Do I Need a Separation Agreement?
First, what is a separation agreement? It is a contract between a married couple intending to separate and divorce settling the issues involved with thed divorce, mostly financial but also sometimes issues involving their children. It is not required in North Carolina that a couple have one.
Disclaimer: This section is about the value of a separation agreement for couples who have settled the matters of the divorce. Everyone's situation is different, and we highly recommend you consult with an attorney if you have any questions about these types of issues in your marriage, whether you have resolved them or not. You may have rights or obligations regarding these issues that you are not aware of. The purpose of this section is to deal with those issues after they are settled, not settling them or determining if they are issues.
Which couples should use a separation agreement? Couples where there is property that needs to be divided or the couple has children, or the parties have agreed that one of them should receive post-separation support (alimony), a separation agreement can help you avoid spending time and money you don't want to, both before and after the divorce.
What are the benefits of having a separation agreement? One benefit of having a separation agreement in place is that people take signing it seriously. The act of signing carries weight with people, and those who might be willing to repudiate an agreement they have just agreed to are more likely to adhere to a contract they have signed.

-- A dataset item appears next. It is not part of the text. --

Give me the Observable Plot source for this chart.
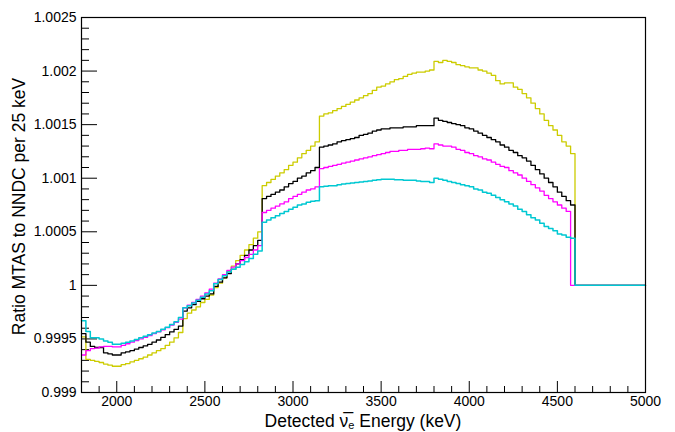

Another benefit is that seeing the agreement in writing sometimes allows the couple to see the big picture and helps them make more accurate decisions about what is important to them in dealing with the issues incidental to the divorce. And sometimes, our attorney reviewing the terms of the agreement identifies issues that you had not anticipated. You can then address them before they become a problem. For example, our questionnaire asks about how taxes are to be filed for the current year, something that many couples don't consider unless it's tax season.
The separation agreement also contains a lot of "boilerplate." This means there are numerous standard clauses covering simple matters, such as inheritance during the separation period, which are unlikely to arise. Still, if they do, you will be glad you have the agreement in place.
But the best thing about a separation agreement is that it makes your agreement enforceable in court. Without a separation agreement, any agreement the couple reaches is significantly more challenging to enforce. An oral contract is enforceable, but proving the terms you agreed to without written proof is much more difficult. The law states that the only evidence of a real estate agreement allowed in court is written evidence.
Note, however, that regarding property, if the couple completely transfers all their property, such as vehicles, houses, and bank accounts, to each other before the divorce, they can eliminate the need for any property settlement. Though do not forget that while it is easy to transfer title to automobiles and houses, it is NOT easy to transfer the debt. Suppose the title of one of these types of properties is transferred to one of the parties, but both parties signed the loan paperwork. In that case, the lender can sue for payment from the now non-owning party, even though they no longer own the property.
It is also important to point out that if couples have not resolved issues related to alimony and property settlement, and they want to try those issues before a judge, they must do so before the divorce is complete. Once the divorce is finalized, a judge will not allow either party to bring a suit requesting post-separation support or Equitable Distribution.
Child issues are different. Either party can ask a judge at any time to adjudicate the problems that affect minor children of the marriage. Even though this is the case, it is still worthwhile to have a separation agreement addressing those issues because whatever the parties agree to will function as the starting point for any modifications the judge makes to the agreement.
One last thing regarding child support: You know your spouse better than we do. It is very common for a spouse to agree to pay support, but as soon as you mention signing something, they back off or stop cooperating with the divorce. You may decide that an oral promise to pay support, which they may later change their mind about, is better than trying to get something in writing that leads to you spending a lot more time and money to achieve your primary goal of getting a divorce. Or you may decide that you need to use the court system to make the support obligation legally enforceable. Thougy, unlike property issues or alimony issues, you can ask the court to order child support at anytime, either before the divorce of after, without penalty.